COMMENTARY

Do Hormonal Contraceptives Increase Breast Cancer Risk?

Andrew M. Kaunitz, MD

Disclosures

December 22, 2017

Hello. I am Andrew Kaunitz, professor and associate chair in the Department of Obstetrics and Gynecology at the University of Florida College of Medicine in Jacksonville.

Today I'd like to discuss hormonal contraception and risk for breast cancer.

Many women wonder whether use of hormonal contraception might increase their risk of being diagnosed with breast cancer. A recent report in the New England Journal of Medicine[1] used Danish national databases to determine the association between use of hormonal contraception and risk for invasive breast cancer in women aged 15-49 years.

Some 1.8 million women were followed from 1995 to 2012. Among these women, more than 11,000 breast cancers were diagnosed.

Birth control pills represented the most common hormonal contraceptives used, with the second most common method being the progestin intrauterine device (IUD).

Compared with women who had never used hormonal contraceptives, the relative risk for breast cancer in current or recent users was 1.20. Current or recent use of the progestin-releasing IUD was associated with a similar small elevated risk.

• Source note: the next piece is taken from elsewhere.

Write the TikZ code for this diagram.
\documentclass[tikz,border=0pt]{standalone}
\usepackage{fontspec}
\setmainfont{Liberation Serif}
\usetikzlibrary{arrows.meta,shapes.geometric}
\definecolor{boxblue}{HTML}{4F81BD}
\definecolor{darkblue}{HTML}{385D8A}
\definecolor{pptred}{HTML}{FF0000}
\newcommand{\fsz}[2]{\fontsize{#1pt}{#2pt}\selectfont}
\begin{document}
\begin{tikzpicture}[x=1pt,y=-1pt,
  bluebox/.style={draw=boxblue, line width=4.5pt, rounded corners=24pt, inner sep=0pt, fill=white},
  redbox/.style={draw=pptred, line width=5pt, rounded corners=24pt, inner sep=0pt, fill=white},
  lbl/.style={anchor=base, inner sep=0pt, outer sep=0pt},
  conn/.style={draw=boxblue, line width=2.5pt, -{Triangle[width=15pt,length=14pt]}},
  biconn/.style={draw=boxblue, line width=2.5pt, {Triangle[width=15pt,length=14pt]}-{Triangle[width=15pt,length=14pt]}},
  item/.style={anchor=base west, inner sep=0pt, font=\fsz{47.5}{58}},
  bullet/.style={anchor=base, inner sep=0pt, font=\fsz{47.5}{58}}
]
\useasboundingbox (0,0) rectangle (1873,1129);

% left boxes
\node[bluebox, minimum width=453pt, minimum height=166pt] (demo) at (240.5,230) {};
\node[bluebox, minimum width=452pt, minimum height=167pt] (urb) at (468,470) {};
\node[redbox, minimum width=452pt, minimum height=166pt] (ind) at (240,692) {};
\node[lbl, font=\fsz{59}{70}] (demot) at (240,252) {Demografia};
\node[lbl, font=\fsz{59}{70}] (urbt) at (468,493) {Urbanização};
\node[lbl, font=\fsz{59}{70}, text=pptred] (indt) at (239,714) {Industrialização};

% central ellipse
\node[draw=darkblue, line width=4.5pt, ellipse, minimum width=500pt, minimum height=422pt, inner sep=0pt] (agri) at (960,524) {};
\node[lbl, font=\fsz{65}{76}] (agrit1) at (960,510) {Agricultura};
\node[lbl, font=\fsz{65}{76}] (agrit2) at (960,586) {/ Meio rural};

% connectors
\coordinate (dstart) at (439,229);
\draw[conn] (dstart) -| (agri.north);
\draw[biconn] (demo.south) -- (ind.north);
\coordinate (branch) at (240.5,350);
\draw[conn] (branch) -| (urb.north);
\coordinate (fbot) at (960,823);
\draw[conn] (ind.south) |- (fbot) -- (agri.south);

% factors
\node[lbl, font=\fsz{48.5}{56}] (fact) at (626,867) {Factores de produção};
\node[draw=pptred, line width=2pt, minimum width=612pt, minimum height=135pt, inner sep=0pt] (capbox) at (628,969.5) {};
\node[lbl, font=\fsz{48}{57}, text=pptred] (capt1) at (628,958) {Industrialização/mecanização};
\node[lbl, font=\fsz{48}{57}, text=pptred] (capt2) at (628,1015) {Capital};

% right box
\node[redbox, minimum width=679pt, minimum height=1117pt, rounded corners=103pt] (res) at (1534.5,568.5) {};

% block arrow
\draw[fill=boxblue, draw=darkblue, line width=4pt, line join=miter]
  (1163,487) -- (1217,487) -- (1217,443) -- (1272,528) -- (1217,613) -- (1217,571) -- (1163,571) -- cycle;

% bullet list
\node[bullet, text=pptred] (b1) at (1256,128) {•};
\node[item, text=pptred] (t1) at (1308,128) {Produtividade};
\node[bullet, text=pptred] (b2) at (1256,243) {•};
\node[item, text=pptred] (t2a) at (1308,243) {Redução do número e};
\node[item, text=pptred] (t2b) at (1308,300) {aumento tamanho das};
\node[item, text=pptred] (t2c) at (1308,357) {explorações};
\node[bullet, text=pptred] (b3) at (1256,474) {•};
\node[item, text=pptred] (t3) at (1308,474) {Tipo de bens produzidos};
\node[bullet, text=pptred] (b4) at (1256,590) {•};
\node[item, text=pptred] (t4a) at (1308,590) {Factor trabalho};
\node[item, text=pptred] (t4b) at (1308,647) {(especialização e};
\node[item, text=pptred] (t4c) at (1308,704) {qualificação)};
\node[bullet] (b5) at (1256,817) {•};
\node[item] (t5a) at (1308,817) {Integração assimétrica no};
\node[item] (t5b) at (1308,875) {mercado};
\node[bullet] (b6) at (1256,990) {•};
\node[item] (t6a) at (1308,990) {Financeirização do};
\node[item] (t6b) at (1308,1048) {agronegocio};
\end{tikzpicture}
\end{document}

Both of these relative risks achieved statistical significance.

Unfortunately, several shortcomings reduce the credibility of this Danish study's findings. The investigators used a database which includes women age 15-49 years. However, more than three quarters of invasive breast cancers are diagnosed in women older than age 49.[2] Accordingly, it was surprising that the authors chose to limit their analysis to younger women.

Screening mammograms and clinical breast exams strongly contribute to the diagnosis of breast cancer; therefore, I was also surprised that the authors did not adjust their findings for these two items.

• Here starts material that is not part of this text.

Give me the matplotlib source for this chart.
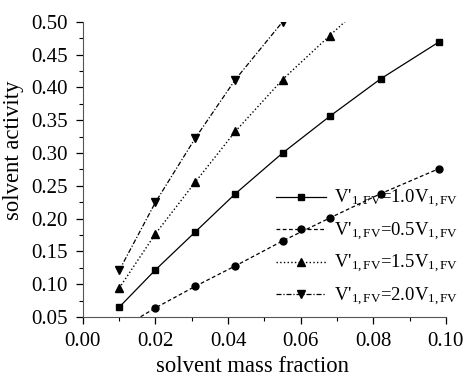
import matplotlib
matplotlib.use("Agg")
import matplotlib.pyplot as plt
from matplotlib.ticker import MultipleLocator

plt.rcParams['font.family'] = ['Liberation Serif', 'DejaVu Serif']
plt.rcParams['mathtext.fontset'] = 'custom'
plt.rcParams['mathtext.rm'] = 'Liberation Serif'
plt.rcParams['mathtext.it'] = 'Liberation Serif:italic'

# solvent mass fraction
x = [0.010, 0.020, 0.031, 0.042, 0.055, 0.068, 0.082, 0.098]

# solvent activity for each V'1,FV ratio
a_10 = [0.065, 0.122, 0.180, 0.238, 0.300, 0.356, 0.413, 0.469]
a_05 = [0.031, 0.064, 0.097, 0.128, 0.166, 0.201, 0.238, 0.276]
a_15 = [0.094, 0.177, 0.256, 0.333, 0.412, 0.479, 0.550, 0.615]
a_20 = [0.121, 0.225, 0.323, 0.412, 0.500, 0.575, 0.650, 0.720]

labels = [r"V'$_{\rm 1,FV}$=1.0V$_{\rm 1,FV}$",
          r"V'$_{\rm 1,FV}$=0.5V$_{\rm 1,FV}$",
          r"V'$_{\rm 1,FV}$=1.5V$_{\rm 1,FV}$",
          r"V'$_{\rm 1,FV}$=2.0V$_{\rm 1,FV}$"]

fig = plt.figure(figsize=(4.63, 3.77), dpi=100)
ax = fig.add_axes([0.179, 0.159, 0.784, 0.783])

ax.plot(x, a_10, 'k-', marker='s', ms=5, lw=0.9, label=labels[0])
ax.plot(x, a_05, 'k--', marker='o', ms=5, lw=0.9, dashes=(3, 2), label=labels[1])
ax.plot(x, a_15, 'k:', marker='^', ms=6, lw=1.0, label=labels[2])
ax.plot(x, a_20, 'k-.', marker='v', ms=6, lw=0.9, dashes=(4, 1.5, 1, 1.5), label=labels[3])

ax.set_xlim(0, 0.1)
ax.set_ylim(0.05, 0.5)
ax.xaxis.set_major_locator(MultipleLocator(0.02))
ax.xaxis.set_minor_locator(MultipleLocator(0.01))
ax.yaxis.set_major_locator(MultipleLocator(0.05))
ax.yaxis.set_minor_locator(MultipleLocator(0.025))
ax.xaxis.set_major_formatter(matplotlib.ticker.FormatStrFormatter('%.2f'))
ax.yaxis.set_major_formatter(matplotlib.ticker.FormatStrFormatter('%.2f'))

for s in ['top', 'right']:
    ax.spines[s].set_visible(False)
for s in ['left', 'bottom']:
    ax.spines[s].set_color('#555555')
ax.tick_params(which='major', direction='out', length=5, width=0.9, labelsize=15, pad=6)
ax.tick_params(which='minor', direction='out', length=3, width=0.8)

ax.set_xlabel('solvent mass fraction', fontsize=16.3, labelpad=3, x=0.466)
ax.set_ylabel('solvent activity', fontsize=16.3, labelpad=5, y=0.566)

ax.legend(loc='lower right', bbox_to_anchor=(1.06, 0.0), frameon=False,
          fontsize=13.5, handlelength=2.65, handletextpad=0.45, labelspacing=0.55,
          borderaxespad=0.1)

fig.savefig('out.png', dpi=100)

Finally, epidemiologists caution that in cohort studies, odds ratios of less than 2 should not be interpreted as suggesting causation.[3] It is therefore puzzling that the investigators failed to acknowledge this major limitation of their findings.

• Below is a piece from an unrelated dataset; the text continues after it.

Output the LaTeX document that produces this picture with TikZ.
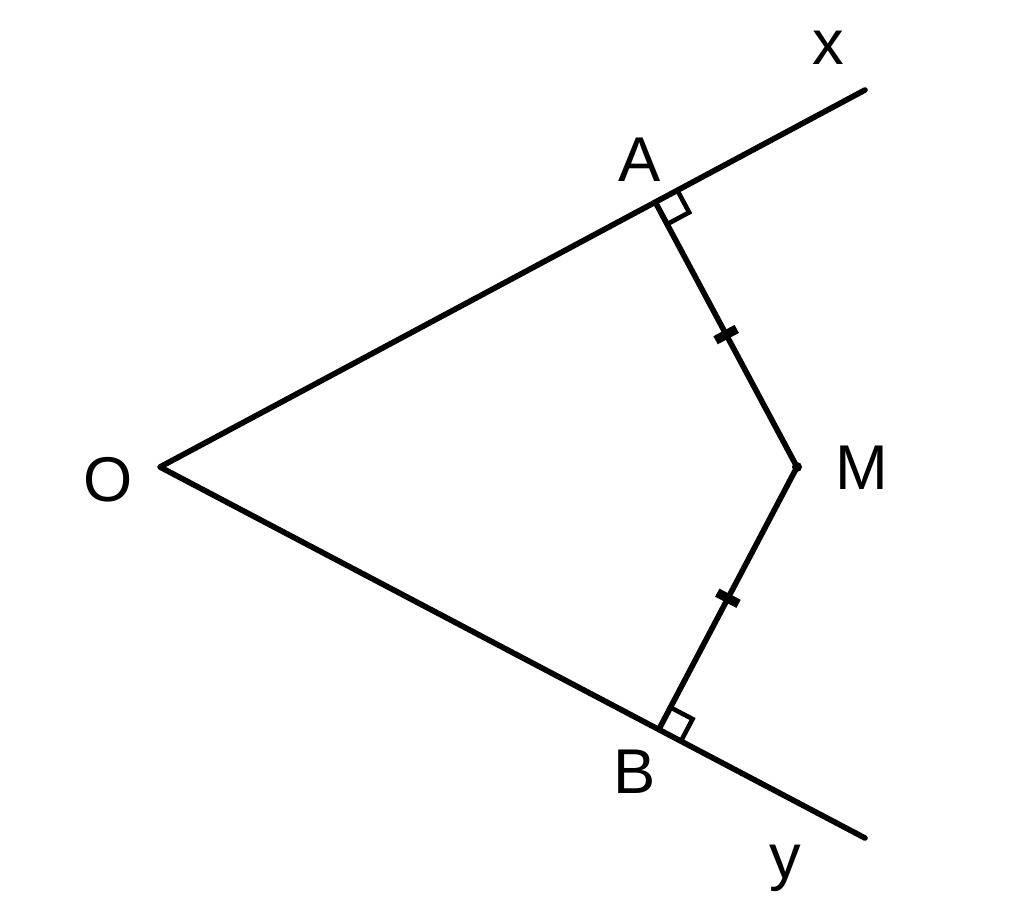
\documentclass[tikz,border=0pt]{standalone}
\usepackage{fontspec}
\setmainfont{Liberation Sans}
\usetikzlibrary{calc}
\begin{document}
\begin{tikzpicture}[
  seg/.style={line width=1.6pt, line cap=round, line join=round},
  lbl/.style={font=\fontsize{18}{20}\selectfont, inner sep=0pt},
  tick/.style={line width=2.6pt}
]
\useasboundingbox (0,0) rectangle (10.24,9.02);
\coordinate (O) at (1.60,4.35);
\coordinate (X) at (8.65,8.12);
\coordinate (Y) at (8.65,0.64);
\coordinate (M) at (7.97,4.35);
\coordinate (A) at ($(O)!(M)!(X)$);
\coordinate (B) at ($(O)!(M)!(Y)$);
% rays
\draw[seg] (X) -- (O) -- (Y);
% perpendiculars
\draw[seg] (A) -- (M) -- (B);
\fill (M) circle (0.05);
% right angle marks
\coordinate (A1) at ($(A)!0.25cm!(X)$);
\coordinate (A2) at ($(A)!0.25cm!(M)$);
\coordinate (B1) at ($(B)!0.25cm!(Y)$);
\coordinate (B2) at ($(B)!0.25cm!(M)$);
\draw[line width=1.3pt] (A1) -- ($(A1)+(A2)-(A)$) -- (A2);
\draw[line width=1.3pt] (B1) -- ($(B1)+(B2)-(B)$) -- (B2);
% equal ticks
\coordinate (P) at ($(A)!0.5!(M)$);
\coordinate (Q) at ($(M)!0.5!(B)$);
\draw[tick] ($(P)!0.12cm!90:(M)$) -- ($(P)!0.12cm!-90:(M)$);
\draw[tick] ($(Q)!0.12cm!90:(M)$) -- ($(Q)!0.12cm!-90:(M)$);
% labels
\node[lbl] (lx) at (8.28,8.54) {x};
\node[lbl] (lA) at (6.40,7.42) {A};
\node[lbl] (lO) at (1.08,4.22) {O};
\node[lbl] (lM) at (8.62,4.34) {M};
\node[lbl] (lB) at (6.35,1.30) {B};
\node[lbl] (ly) at (7.85,0.34) {y};
\end{tikzpicture}
\end{document}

A National Institutes of Health–funded case-control study performed by the Centers for Disease Control and Prevention, which many consider to be definitive with respect to this topic, found no suggestion of an elevated risk for breast cancer with use of oral contraceptives.[4]

The findings of this Danish study will not change how I counsel women regarding benefits and risks of hormonal contraception.

Thank you for the honor of your time. I am Andrew Kaunitz.